On foreign policy, Yushchenko might disappoint Washington by pulling Ukraine's 1,600 troops out of the Iraq coalition. "Yushchenko promised repeatedly to do this during the election campaign," says Mr. Sushko. "This will certainly be a sore point of negotiation with the US."

The message to Moscow, which strongly backed Yanukovich, is a much tougher one. Yushchenko's first foreign trip will be to Russia, where experts say he will promote trade and good relations but decline to join a Kremlin-sponsored common market. Russian economists have warned that the four-nation plan, which includes Russia, Belarus, and Kazakhstan, will collapse without Ukraine, the former Soviet Union's agricultural breadbasket and industrial powerhouse.

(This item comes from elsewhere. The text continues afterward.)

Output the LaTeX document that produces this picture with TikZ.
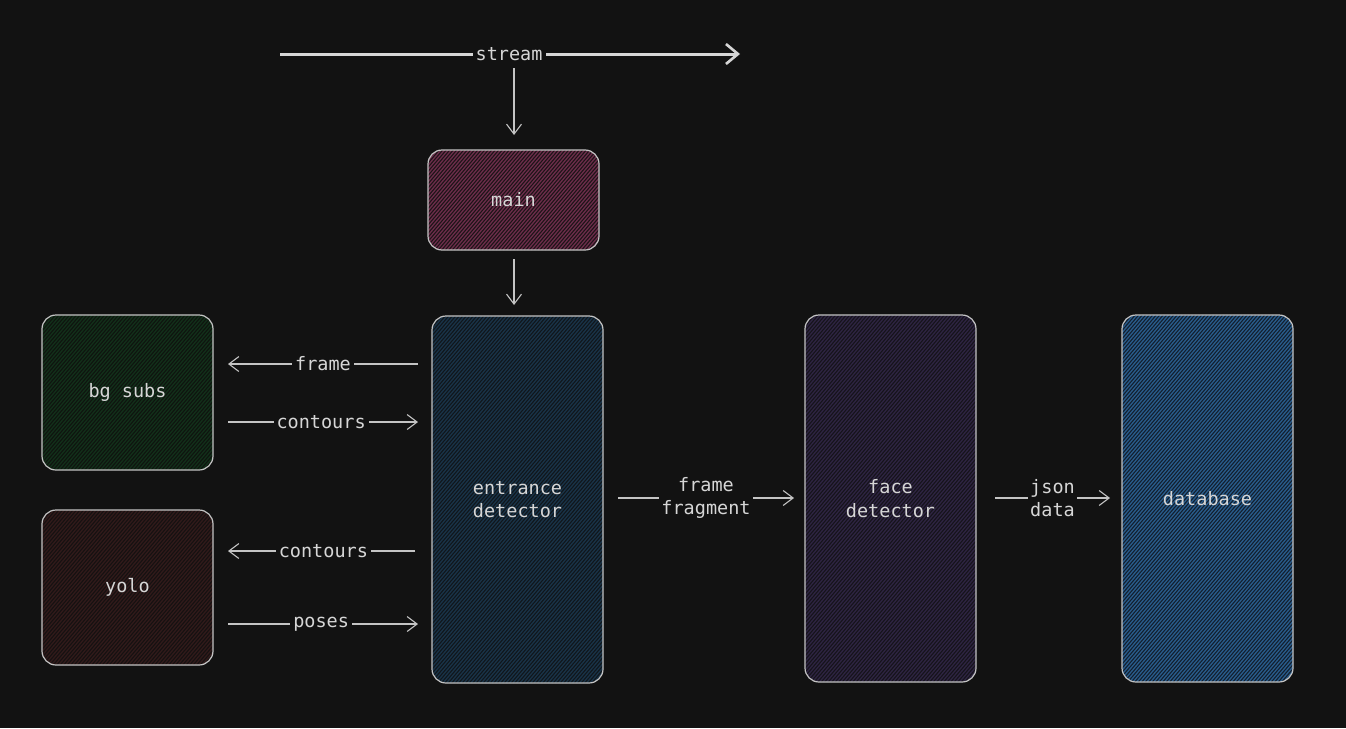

Yushchenko will also seek to get Ukraine admitted to the Western military alliance NATO within six years, experts say. That will be a very bitter pill for Russia, which regards Ukraine as the heart of its sphere of influence, to swallow. "We have already left the former Soviet space in terms of political values, and we shall do so formally in the future," says Sushko. "People in Ukraine feel that they've set foot on the road to Europe, and it will be absolutely unacceptable to say that our fate depends in any way on what Russia thinks."